When it comes to wearing a five-foot-tall, 45-pound cartoon head, the race goes not to the swift or to the strong. It goes to the stable.

Unfortunately for Drew, a 27-year-old Clifton, Md., resident who competed Saturday to portray one of the Washington Nationals’ famed Racing Presidents, it was painful figuring that out.

Strapped into the fuzzy likeness of Abraham Lincoln for a trial heat on the Nationals Park warning track, Drew managed a quick start but soon started to wobble. A few yards from the finish line, he tipped over face-first, scraping his knee in the process.

Looking on was Tom Davis, the team’s senior entertainment manager and the ultimate judge of racing-president talent. “You don’t have to have the fastest time,” he said. “But you have to be able to control the costume.”

Drew redeemed himself somewhat by managing to get back on his feet and finish the race, earning a cheer from a fellow presidential hopeful: “Yeah, Abe! The great emancipator!”

“It’s just so top-heavy,” he said afterward. “I just leaned too far forward.”

More than three dozen Nats fans — most of them men in their 20s and 30s, all of them between the prescribed heights of 5-foot-7 and 6-foot-6 — were invited to Saturday’s tryouts. It is the eighth straight year the team has given the public a chance to don the presidential garb and play a leading role in what is perhaps the team’s most popular promotion.
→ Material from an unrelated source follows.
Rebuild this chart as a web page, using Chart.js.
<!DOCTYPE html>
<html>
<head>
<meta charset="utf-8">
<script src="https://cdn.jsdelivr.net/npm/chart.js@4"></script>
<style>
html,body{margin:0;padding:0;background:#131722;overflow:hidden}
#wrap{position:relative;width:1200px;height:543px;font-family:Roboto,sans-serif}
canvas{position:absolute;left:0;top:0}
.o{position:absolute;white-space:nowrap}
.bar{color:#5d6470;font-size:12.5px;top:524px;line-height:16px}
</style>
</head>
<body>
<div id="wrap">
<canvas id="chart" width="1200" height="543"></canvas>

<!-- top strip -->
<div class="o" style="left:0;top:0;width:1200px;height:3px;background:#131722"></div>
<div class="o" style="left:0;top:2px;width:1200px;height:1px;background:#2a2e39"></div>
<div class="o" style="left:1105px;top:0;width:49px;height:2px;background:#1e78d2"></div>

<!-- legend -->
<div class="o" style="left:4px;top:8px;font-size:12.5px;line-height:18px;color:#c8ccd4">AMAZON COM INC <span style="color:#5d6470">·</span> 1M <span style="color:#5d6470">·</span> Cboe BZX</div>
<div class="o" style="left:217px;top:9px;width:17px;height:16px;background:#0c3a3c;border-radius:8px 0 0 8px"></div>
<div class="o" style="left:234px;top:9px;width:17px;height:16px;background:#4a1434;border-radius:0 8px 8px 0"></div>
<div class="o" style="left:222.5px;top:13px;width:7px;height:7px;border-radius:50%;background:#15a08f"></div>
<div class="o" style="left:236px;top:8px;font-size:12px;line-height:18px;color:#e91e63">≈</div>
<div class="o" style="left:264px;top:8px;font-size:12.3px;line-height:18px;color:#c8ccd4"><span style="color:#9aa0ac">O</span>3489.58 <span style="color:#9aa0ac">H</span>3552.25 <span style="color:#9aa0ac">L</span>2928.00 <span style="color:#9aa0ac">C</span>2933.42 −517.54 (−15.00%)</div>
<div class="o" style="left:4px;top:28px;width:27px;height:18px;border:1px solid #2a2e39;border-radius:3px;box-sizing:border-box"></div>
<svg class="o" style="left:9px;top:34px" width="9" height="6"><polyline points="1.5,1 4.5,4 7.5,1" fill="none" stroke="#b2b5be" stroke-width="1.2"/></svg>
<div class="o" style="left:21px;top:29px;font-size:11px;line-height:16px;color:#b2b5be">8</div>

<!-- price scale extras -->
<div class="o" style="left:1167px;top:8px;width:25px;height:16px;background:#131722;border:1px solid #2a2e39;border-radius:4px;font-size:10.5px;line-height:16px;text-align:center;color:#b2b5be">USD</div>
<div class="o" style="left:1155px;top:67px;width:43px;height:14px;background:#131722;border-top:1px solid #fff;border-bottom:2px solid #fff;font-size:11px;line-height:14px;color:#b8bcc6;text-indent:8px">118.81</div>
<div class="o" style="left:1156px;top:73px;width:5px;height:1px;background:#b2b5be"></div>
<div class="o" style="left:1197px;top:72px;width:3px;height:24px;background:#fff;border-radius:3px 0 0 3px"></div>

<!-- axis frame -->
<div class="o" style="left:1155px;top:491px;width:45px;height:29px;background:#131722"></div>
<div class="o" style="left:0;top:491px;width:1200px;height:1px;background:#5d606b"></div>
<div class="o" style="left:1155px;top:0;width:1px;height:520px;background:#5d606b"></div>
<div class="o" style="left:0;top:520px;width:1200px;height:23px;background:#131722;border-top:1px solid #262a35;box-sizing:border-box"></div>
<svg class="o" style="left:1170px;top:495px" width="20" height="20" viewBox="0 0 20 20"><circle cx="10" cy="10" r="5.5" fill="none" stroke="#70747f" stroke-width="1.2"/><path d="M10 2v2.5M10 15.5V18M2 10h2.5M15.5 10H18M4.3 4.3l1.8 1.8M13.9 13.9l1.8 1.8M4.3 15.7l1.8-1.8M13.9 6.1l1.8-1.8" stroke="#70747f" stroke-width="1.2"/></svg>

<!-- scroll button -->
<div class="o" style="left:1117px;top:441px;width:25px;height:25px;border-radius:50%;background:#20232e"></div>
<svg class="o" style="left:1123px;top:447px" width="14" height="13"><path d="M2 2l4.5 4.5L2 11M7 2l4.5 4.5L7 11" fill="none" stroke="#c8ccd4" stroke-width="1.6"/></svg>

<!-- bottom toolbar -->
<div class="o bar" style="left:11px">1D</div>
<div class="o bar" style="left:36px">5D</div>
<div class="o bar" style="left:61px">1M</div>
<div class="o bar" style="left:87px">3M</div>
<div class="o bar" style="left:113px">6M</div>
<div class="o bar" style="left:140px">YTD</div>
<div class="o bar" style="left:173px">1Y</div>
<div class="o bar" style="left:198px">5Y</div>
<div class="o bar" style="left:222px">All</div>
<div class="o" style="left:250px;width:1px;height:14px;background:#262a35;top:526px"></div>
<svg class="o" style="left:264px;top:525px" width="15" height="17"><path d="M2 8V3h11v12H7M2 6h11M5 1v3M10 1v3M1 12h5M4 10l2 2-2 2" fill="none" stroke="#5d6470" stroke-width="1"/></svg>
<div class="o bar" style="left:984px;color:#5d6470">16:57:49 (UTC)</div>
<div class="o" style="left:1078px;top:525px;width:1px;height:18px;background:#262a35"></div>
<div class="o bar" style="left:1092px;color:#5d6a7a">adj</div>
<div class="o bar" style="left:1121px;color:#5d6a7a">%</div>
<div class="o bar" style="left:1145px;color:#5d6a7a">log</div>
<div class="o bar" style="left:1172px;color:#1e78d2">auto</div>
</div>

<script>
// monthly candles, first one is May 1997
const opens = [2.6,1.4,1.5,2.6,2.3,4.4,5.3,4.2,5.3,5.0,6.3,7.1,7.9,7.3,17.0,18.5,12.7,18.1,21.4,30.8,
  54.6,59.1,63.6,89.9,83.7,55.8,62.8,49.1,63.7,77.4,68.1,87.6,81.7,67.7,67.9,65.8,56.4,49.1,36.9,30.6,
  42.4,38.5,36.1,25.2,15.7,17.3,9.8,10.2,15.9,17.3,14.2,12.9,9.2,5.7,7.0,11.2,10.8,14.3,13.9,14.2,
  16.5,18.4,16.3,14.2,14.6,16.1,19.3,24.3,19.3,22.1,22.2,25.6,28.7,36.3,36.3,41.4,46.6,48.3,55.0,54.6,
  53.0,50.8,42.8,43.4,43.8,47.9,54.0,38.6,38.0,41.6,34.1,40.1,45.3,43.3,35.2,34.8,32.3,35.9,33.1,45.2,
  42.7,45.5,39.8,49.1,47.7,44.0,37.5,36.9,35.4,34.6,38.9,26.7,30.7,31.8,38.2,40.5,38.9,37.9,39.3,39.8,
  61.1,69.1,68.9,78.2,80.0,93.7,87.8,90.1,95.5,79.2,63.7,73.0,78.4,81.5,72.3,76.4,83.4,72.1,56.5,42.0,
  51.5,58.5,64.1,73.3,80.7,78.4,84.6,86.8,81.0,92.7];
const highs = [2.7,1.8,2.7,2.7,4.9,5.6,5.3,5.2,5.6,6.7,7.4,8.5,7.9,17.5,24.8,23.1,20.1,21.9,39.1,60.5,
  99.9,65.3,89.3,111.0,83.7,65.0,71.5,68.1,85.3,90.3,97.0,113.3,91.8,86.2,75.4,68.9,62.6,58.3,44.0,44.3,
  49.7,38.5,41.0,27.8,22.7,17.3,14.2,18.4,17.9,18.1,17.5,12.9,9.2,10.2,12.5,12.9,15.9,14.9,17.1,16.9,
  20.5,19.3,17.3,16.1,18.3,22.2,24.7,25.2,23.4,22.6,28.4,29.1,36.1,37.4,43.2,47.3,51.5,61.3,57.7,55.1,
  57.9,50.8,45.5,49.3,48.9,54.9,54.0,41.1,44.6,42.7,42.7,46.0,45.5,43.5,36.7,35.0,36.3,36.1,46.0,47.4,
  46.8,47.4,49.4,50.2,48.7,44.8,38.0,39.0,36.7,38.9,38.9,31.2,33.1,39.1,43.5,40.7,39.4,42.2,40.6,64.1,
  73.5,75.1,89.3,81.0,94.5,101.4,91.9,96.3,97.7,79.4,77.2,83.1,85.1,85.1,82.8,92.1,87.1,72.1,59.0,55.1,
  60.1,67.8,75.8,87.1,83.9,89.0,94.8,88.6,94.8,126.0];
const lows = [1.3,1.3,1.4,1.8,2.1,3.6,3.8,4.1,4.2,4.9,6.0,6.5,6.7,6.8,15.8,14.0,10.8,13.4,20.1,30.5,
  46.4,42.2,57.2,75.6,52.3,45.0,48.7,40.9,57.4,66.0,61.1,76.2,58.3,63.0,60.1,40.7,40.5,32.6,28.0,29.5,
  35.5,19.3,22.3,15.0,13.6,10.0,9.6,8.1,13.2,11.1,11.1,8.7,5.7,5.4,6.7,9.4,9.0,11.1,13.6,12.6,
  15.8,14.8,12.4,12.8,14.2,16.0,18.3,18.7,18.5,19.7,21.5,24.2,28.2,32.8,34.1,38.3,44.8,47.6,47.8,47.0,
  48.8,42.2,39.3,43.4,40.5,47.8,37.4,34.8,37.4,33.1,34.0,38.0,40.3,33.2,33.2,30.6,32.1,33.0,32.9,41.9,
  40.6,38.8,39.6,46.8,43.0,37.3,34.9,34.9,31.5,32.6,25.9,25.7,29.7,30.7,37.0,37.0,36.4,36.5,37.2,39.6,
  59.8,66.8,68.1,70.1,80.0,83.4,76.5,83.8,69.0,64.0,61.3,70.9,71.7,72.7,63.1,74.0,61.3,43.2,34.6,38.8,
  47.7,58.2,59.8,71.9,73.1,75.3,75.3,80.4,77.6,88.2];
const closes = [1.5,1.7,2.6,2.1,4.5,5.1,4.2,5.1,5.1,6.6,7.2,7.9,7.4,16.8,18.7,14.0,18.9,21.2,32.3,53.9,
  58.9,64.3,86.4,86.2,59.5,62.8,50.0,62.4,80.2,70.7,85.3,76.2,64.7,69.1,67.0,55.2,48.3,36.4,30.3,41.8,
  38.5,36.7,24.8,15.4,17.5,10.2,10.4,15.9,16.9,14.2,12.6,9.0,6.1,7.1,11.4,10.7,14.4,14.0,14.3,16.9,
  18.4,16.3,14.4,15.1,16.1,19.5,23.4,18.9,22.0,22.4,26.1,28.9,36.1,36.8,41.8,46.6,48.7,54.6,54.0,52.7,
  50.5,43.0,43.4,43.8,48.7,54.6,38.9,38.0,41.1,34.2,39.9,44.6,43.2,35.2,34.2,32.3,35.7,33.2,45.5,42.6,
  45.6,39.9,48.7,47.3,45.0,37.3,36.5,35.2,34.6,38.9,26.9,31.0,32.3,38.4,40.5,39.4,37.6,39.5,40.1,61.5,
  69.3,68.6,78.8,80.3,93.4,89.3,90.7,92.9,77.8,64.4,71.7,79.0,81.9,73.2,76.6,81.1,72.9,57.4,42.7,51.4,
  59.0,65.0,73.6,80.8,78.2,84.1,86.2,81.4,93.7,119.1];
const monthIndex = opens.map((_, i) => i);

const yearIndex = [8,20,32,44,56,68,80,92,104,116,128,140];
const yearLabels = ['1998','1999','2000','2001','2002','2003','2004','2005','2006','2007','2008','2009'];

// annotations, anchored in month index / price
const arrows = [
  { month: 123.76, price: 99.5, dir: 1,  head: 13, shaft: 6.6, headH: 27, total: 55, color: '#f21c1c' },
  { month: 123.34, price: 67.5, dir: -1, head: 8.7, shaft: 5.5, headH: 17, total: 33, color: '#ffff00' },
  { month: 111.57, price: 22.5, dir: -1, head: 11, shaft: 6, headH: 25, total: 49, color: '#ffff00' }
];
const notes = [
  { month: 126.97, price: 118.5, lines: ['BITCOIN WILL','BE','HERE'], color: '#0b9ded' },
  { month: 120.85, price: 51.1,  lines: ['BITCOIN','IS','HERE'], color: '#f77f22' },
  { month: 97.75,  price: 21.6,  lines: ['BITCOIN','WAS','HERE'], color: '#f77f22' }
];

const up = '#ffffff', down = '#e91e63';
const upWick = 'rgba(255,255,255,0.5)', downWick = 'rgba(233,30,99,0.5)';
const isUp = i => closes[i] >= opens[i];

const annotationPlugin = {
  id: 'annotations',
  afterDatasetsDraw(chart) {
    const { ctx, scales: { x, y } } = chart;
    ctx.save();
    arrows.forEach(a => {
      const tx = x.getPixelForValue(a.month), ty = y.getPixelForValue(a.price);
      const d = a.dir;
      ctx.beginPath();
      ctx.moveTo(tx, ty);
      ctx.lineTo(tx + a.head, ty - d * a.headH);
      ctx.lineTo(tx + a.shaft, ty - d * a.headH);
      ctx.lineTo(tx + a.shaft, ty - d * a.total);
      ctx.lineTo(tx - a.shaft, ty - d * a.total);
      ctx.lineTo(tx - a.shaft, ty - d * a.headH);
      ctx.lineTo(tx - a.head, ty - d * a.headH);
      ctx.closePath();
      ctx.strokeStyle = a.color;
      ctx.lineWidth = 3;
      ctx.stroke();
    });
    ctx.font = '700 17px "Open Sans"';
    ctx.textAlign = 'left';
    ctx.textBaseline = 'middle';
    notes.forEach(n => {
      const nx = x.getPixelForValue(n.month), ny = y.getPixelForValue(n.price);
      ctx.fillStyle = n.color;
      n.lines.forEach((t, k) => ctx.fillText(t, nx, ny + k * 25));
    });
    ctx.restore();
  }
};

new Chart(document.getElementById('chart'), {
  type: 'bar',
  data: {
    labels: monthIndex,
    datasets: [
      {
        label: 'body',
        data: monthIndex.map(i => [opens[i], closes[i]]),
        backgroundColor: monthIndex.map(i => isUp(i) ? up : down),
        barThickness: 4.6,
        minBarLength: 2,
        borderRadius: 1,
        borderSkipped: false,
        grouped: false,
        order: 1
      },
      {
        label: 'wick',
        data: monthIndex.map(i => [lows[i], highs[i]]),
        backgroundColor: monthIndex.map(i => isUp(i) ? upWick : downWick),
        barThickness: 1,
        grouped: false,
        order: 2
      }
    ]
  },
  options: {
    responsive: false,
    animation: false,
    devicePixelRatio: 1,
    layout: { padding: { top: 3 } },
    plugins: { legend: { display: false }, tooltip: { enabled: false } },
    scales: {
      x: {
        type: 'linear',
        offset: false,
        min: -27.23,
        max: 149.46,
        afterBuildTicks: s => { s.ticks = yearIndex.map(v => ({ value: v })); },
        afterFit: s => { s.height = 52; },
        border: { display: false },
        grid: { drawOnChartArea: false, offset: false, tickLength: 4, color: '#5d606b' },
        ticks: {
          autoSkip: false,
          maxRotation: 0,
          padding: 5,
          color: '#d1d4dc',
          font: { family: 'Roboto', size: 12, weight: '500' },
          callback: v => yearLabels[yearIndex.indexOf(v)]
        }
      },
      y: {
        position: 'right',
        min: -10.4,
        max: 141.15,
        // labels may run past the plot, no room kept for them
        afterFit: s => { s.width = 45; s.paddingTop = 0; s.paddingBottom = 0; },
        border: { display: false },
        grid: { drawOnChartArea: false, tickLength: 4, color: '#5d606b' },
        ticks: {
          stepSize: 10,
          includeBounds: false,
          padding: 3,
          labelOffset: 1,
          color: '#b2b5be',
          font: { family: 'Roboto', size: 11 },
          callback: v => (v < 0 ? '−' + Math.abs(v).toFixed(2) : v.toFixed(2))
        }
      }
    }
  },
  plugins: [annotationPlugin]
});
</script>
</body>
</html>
For minimal pay, the Racing Presidents not only race during the team’s 81 yearly home games but also make hundreds of other appearances at charity events, birthday parties, bar mitzvahs and other gatherings. Fifteen to 20 of those trying out will be selected for the coming year’s appearances, Davis said.

Also crucial in the team’s eyes: anonymity. As a condition of covering the tryouts, the Nationals asked media outlets to refrain from publishing the last names or other identifying details of the hopefuls.

Costume control aside, personality helps a lot. After two racing heats — a one-POTUS dash, then a mock race with two fellow commanders-in-chief — the contestants were asked to assume a victory pose and do a freestyle dance. Many of the dances tended to resemble the final convulsions of decapitated poultry.

Then, on to an interview round, where a panel of Nationals marketing employees questioned the hopefuls on their motivations, their scheduling flexibility and their strategies for dealing with terrified children. (“A lot of jazz hands” was one veteran’s secret.)

Candidates tried various strategies for standing out. Ken, a 24-year-old District. resident, donned a business suit for his interview. “Trying to keep it presidential,” the preschool teacher said. “Lincoln never wore a hoodie.”

Another candidate — 25-year-old Marin, one of only a few women trying out for a spot — touted her prior mascot experience, as a pelican. “Overall,” the District resident said, “I’m just a dramatic person.”

Bill, a 33-year-old nonprofit employee from Silver Spring, described himself to the panel as a “little ball of red-haired energy.”

After the interrogation, the father of two told a reporter that his wife and son are both okay with his pursuit of racing presidency. “She knows I’m a big goof,” he said. “He thinks Daddy’s going to be a baseball player.”